Each element of $U$ has norm $1$. All that remains to be proved is that they're orthogonal. (I'm sorry, but I have no patience for those little arrows).
Note that\begin{align}u_1\perp u_2&\iff\frac{v_1}{\|v_1\|}\perp\left(v_2-\left\langle v_2,\frac{v_1}{\|v_\|}\right\rangle\frac{v_1}{\|v_1\|}\right)\\&\iff\left\langle\frac{v_1}{\|v_1\|},v_2-\left\langle v_2,\frac{v_1}{\|v_1\|}\right\rangle\frac{v_1}{\|v_1\|}\right\rangle=0\\&\iff\frac{\langle v_1,v_2\rangle}{\|v_1\|}-\frac{\langle v_1,v_2\rangle}{\|v_1\|}=0,\end{align}which is true. Therefore, yes, $u_1\perp u_2$.

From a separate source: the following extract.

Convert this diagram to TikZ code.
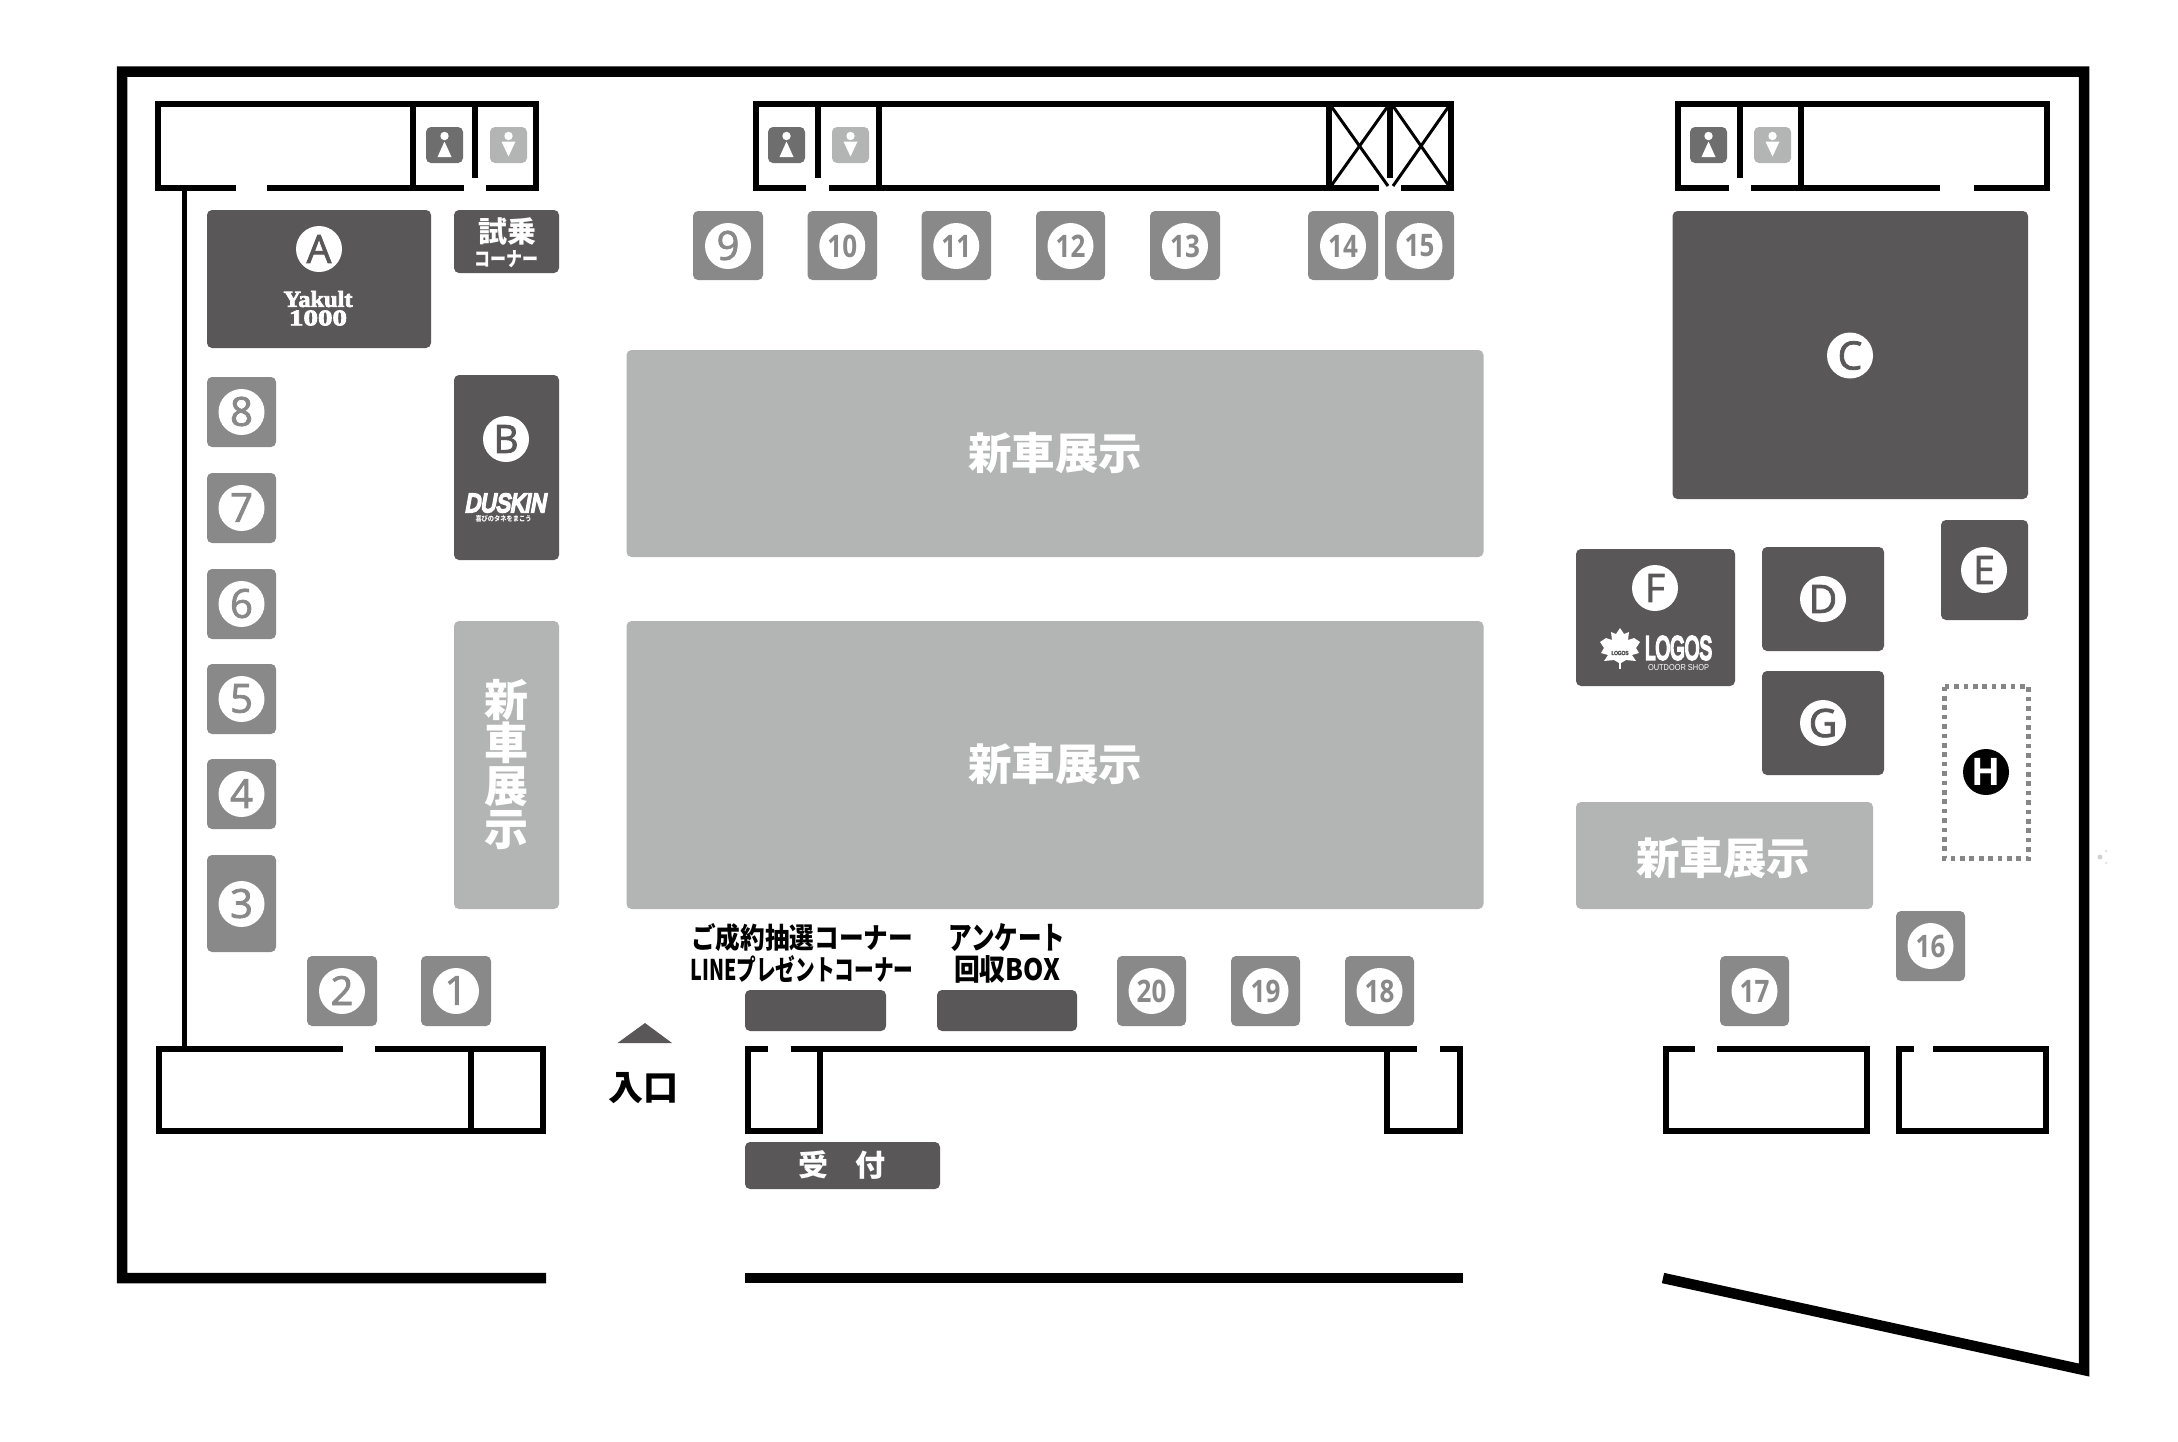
\documentclass[tikz,border=0pt]{standalone}
\usepackage{graphicx}
\usepackage{fontspec}
\setmainfont{Open Sans}
\newfontfamily\jp{Noto Sans CJK JP}
\newfontfamily\ser[FakeBold=3]{Liberation Serif}
\newfontfamily\san{Liberation Sans}
\newfontfamily\sanb[FakeBold=8]{Liberation Sans}
\newfontfamily\sanbi[FakeBold=9,FakeSlant=0.22]{Liberation Sans}
\newfontfamily\mk[FakeBold=2]{Open Sans}
\definecolor{dk}{HTML}{595757}
\definecolor{md}{HTML}{898989}
\definecolor{lt}{HTML}{B3B5B4}
\definecolor{wc}{HTML}{6E6E6E}
\tikzset{
  wall/.style={draw=black,line width=6pt,line join=miter,line cap=butt},
  outer/.style={draw=black,line width=10.5pt,line join=miter,line cap=butt},
  thinx/.style={draw=black,line width=3pt},
  plate/.style={rounded corners=5pt},
  lab/.style={inner sep=0pt,outer sep=0pt,anchor=center}
}
\newcommand{\onedig}[5]{\fill[md,plate] (#1,#3) rectangle (#2,#4);
  \fill[white] ({(#1+#2)/2},{#3+35}) circle[radius=23pt];
  \node[lab,text=md,font=\mk\fontsize{40}{40}\selectfont] at ({(#1+#2)/2},{#3+34.5}) {#5};}
\newcommand{\twodig}[5]{\fill[md,plate] (#1,#3) rectangle (#2,#4);
  \fill[white] ({(#1+#2)/2},{#3+35}) circle[radius=23pt];
  \node[lab,text=md,font=\bfseries\fontsize{31}{31}\selectfont] at ({(#1+#2)/2},{#3+35}) {\scalebox{0.84}[1]{#5}};}
\newcommand{\letter}[4]{\fill[white] (#1,#2) circle[radius=23pt];
  \node[lab,text=#3,font=\mk\fontsize{39}{39}\selectfont] at (#1,#2) {#4};}
\newcommand{\wcf}[2]{\fill[wc,rounded corners=5pt] (#1,#2) rectangle ++(37,36);
  \fill[white] ({#1+18.5},{#2+9}) circle[radius=4.2pt];
  \fill[white] ({#1+18.5},{#2+14.5}) -- ({#1+25.5},{#2+30}) -- ({#1+11.5},{#2+30}) -- cycle;}
\newcommand{\wcm}[2]{\fill[lt,rounded corners=5pt] (#1,#2) rectangle ++(37,36);
  \fill[white] ({#1+18.5},{#2+9}) circle[radius=4.2pt];
  \fill[white] ({#1+11.5},{#2+14.5}) -- ({#1+25.5},{#2+14.5}) -- ({#1+18.5},{#2+29.5}) -- cycle;}
\newcommand{\jpbold}[1]{\jp\bfseries\fontsize{#1}{#1}\selectfont}
\begin{document}
\begin{tikzpicture}[x=1pt,y=-1pt]
\useasboundingbox (0,0) rectangle (2178,1441);
\fill[white] (0,0) rectangle (2178,1441);
% outer walls
\draw[outer] (546,1278) -- (122,1278) -- (122,71.5) -- (2084,71.5) -- (2084,1370) -- (1663,1278);
\draw[outer] (745,1278) -- (1463,1278);
% top-left room
\draw[wall] (236,188) -- (158,188) -- (158,104) -- (536,104) -- (536,188) -- (486,188);
\draw[wall] (267,188) -- (464,188);
\draw[wall] (413,104) -- (413,188);
\draw[wall] (475,104) -- (475,178);
\draw[draw=black,line width=5pt] (184,188) -- (184,1049);
% top-middle room
\draw[wall] (806,188) -- (756,188) -- (756,104) -- (1451,104) -- (1451,188) -- (1401,188);
\draw[wall] (829,188) -- (1379,188);
\draw[wall] (818,104) -- (818,178);
\draw[wall] (879,104) -- (879,188);
\draw[wall] (1329,104) -- (1329,188);
\draw[wall] (1390,104) -- (1390,178);
\draw[thinx] (1331,106) -- (1388,186);
\draw[thinx] (1388,106) -- (1331,186);
\draw[thinx] (1393,106) -- (1449,186);
\draw[thinx] (1449,106) -- (1393,186);
% top-right room
\draw[wall] (1729,188) -- (1678,188) -- (1678,104) -- (2047,104) -- (2047,188) -- (1974,188);
\draw[wall] (1751,188) -- (1940,188);
\draw[wall] (1740,104) -- (1740,178);
\draw[wall] (1801,104) -- (1801,188);
% bottom-left room
\draw[wall] (343,1049) -- (159,1049) -- (159,1130.5) -- (543,1130.5) -- (543,1049) -- (375,1049);
\draw[wall] (471,1049) -- (471,1130);
% bottom-middle room
\draw[wall] (767.5,1049) -- (748,1049) -- (748,1131) -- (820,1131) -- (820,1049);
\draw[wall] (790.5,1049) -- (1417,1049);
\draw[wall] (1440,1049) -- (1460,1049) -- (1460,1130.5) -- (1387,1130.5) -- (1387,1049);
% bottom-right rooms
\draw[wall] (1695,1049) -- (1666,1049) -- (1666,1130.5) -- (1867,1130.5) -- (1867,1049) -- (1717,1049);
\draw[wall] (1914,1049) -- (1899,1049) -- (1899,1130.5) -- (2046,1130.5) -- (2046,1049) -- (1933,1049);
% wc icons
\wcf{426}{127}\wcm{490}{127}
\wcf{768}{127}\wcm{832}{127}
\wcf{1690}{127}\wcm{1754}{127}
% A
\fill[dk,plate] (207,210) rectangle (431,348);
\letter{319}{249}{dk}{A}
\node[lab,text=white] (yak) at (318,299) {\resizebox{69pt}{16pt}{\ser\bfseries Yakult}};
\node[lab,text=white] (yakn) at (318,318) {\resizebox{58pt}{15pt}{\ser\bfseries 1000}};
% shijo
\fill[dk,plate] (454,210) rectangle (559,273);
\node[lab,text=white,font=\jpbold{29}] (shijo) at (507,231) {試乗};
\node[lab,text=white] (corner) at (506,259) {\resizebox{64pt}{16pt}{\jpbold{20}コーナー}};
% B
\fill[dk,plate] (454,375) rectangle (559,560);
\letter{506}{439}{dk}{B}
\node[lab,text=white] (dusk) at (505,503) {\resizebox{81pt}{18pt}{\sanbi DUSKIN}};
\node[lab,text=white] (duskt) at (503.5,519) {\resizebox{56pt}{6pt}{\jpbold{10}喜びのタネをまこう}};
% new car
\fill[lt,plate] (626.5,350) rectangle (1483.5,557);
\fill[lt,plate] (626.5,621) rectangle (1483.5,909);
\fill[lt,plate] (454,621) rectangle (559,909);
\fill[lt,plate] (1576,802) rectangle (1873,909);
\node[lab,text=white,font=\jpbold{43.5}] (nc1) at (1055,453.5) {新車展示};
\node[lab,text=white,font=\jpbold{43.5}] (nc2) at (1055,764.5) {新車展示};
\node[lab,text=white,font=\jpbold{43.5}] (nc3) at (1723,858) {新車展示};
\node[lab,text=white,font=\jpbold{44},align=center] (nc4) at (506,765) {新\\[-1pt]車\\[-1pt]展\\[-1pt]示};
% C
\fill[dk,plate] (1672.5,211) rectangle (2028,499);
\letter{1850}{355.5}{dk}{C}
% F
\fill[dk,plate] (1576,549) rectangle (1735,686);
\letter{1655}{588}{dk}{F}
\fill[white] (1620,628) -- (1624,634) -- (1629,632) -- (1628,640) -- (1634,638) -- (1640,642) -- (1636,648) -- (1639,653) -- (1632,655) -- (1636,661) -- (1626,660) -- (1621,663) -- (1619,663) -- (1614,660) -- (1604,661) -- (1608,655) -- (1601,653) -- (1604,648) -- (1600,642) -- (1606,638) -- (1612,640) -- (1611,632) -- (1616,634) -- cycle;
\draw[white,line width=1.5pt] (1620,660) -- (1620,669);
\node[lab,text=dk] (lg0) at (1620,653) {\resizebox{17pt}{4pt}{\sanb LOGOS}};
\node[lab,text=white] (lg1) at (1678.5,648) {\resizebox{67pt}{23pt}{\sanb LOGOS}};
\node[lab,text=white] (lg2) at (1678.5,668) {\resizebox{61pt}{6pt}{\san OUTDOOR SHOP}};
% D G E
\fill[dk,plate] (1762,547) rectangle (1884,651);
\letter{1823}{599}{dk}{D}
\fill[dk,plate] (1762,671) rectangle (1884,775);
\letter{1823}{723}{dk}{G}
\fill[dk,plate] (1941,520) rectangle (2028,620);
\letter{1984}{570}{dk}{E}
% H
\draw[draw=gray!95,line width=5pt,dash pattern=on 4.7pt off 4.7pt] (1944,686.5) rectangle (2028.5,858.5);
\fill[black] (1986,772) circle[radius=23pt];
\node[lab,text=white,font=\bfseries\fontsize{38}{38}\selectfont] (hh) at (1986,772) {H};
% faint speck by the wall
\fill[black!18] (2100,857) circle[radius=2.5pt];
\fill[black!10] (2106,851) circle[radius=1.5pt];
\fill[black!10] (2106,863) circle[radius=1.5pt];
% numbered booths
\onedig{207}{276}{377}{447}{8}
\onedig{207}{276}{473}{543}{7}
\onedig{207}{276}{569}{639}{6}
\onedig{207}{276}{664}{734}{5}
\onedig{207}{276}{759}{829}{4}
\fill[md,plate] (207,855) rectangle (276,952);
\fill[white] (241.5,904) circle[radius=23pt];
\node[lab,text=md,font=\mk\fontsize{40}{40}\selectfont] (n3) at (241.5,903.5) {3};
\onedig{307}{377}{956}{1026}{2}
\onedig{421}{491}{956}{1026}{1}
\onedig{693}{763}{211}{280}{9}
\twodig{807.5}{877}{211}{280}{10}
\twodig{921.5}{991}{211}{280}{11}
\twodig{1036}{1105}{211}{280}{12}
\twodig{1150}{1220}{211}{280}{13}
\twodig{1308}{1378}{211}{280}{14}
\twodig{1385}{1454}{211}{280}{15}
\twodig{1117}{1186}{956}{1026}{20}
\twodig{1231}{1300}{956}{1026}{19}
\twodig{1345}{1414}{956}{1026}{18}
\twodig{1720}{1789}{956}{1026}{17}
\twodig{1896}{1965}{911}{981}{16}
% service desks
\fill[dk,plate] (745,990) rectangle (886,1031);
\fill[dk,plate] (937,990) rectangle (1077,1031);
\node[lab] (t1) at (802,938) {\resizebox{222pt}{25pt}{\jpbold{24}ご成約抽選コーナー}};
\node[lab] (t2) at (802,969) {\resizebox{223pt}{25pt}{\jpbold{24}LINEプレゼントコーナー}};
\node[lab] (t3) at (1007,938) {\resizebox{117pt}{26pt}{\jpbold{24}アンケート}};
\node[lab] (t4) at (1007,969) {\resizebox{106pt}{25pt}{\jpbold{24}回収BOX}};
\fill[dk,plate] (745,1142) rectangle (940,1189);
\node[lab,text=white,font=\jpbold{30}] (uke) at (842,1165) {受\hspace{27pt}付};
% entrance
\fill[dk] (617.5,1043) -- (645,1023) -- (672,1043) -- cycle;
\node[lab,font=\jpbold{35}] (ent) at (643,1088.5) {入口};
\end{tikzpicture}
\end{document}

Now, let $k\in\{1,2\}$. In order to prove that $u_k\perp u_3$, note that $u_3$ is a non-zero scalar times $v_3-\bigl(\langle v_3,u_1\rangle u_1+\langle v_3,u_2\rangle u_2\bigr)$ and therefore that\begin{align}u_k\perp u_3&\iff u_k\perp\left(v_3-\bigl(\langle v_3,u_1\rangle u_1+\langle v_3,u_2\rangle u_2\bigr)\right)\\&\iff \langle u_k,v_3\rangle=\langle v_3,u_1\rangle\langle u_k,u_1\rangle+\langle v_3,u_2\rangle\langle u_k,u_2\rangle,\end{align}which is true, no matter if $k=1$ or $k=2$. And so on.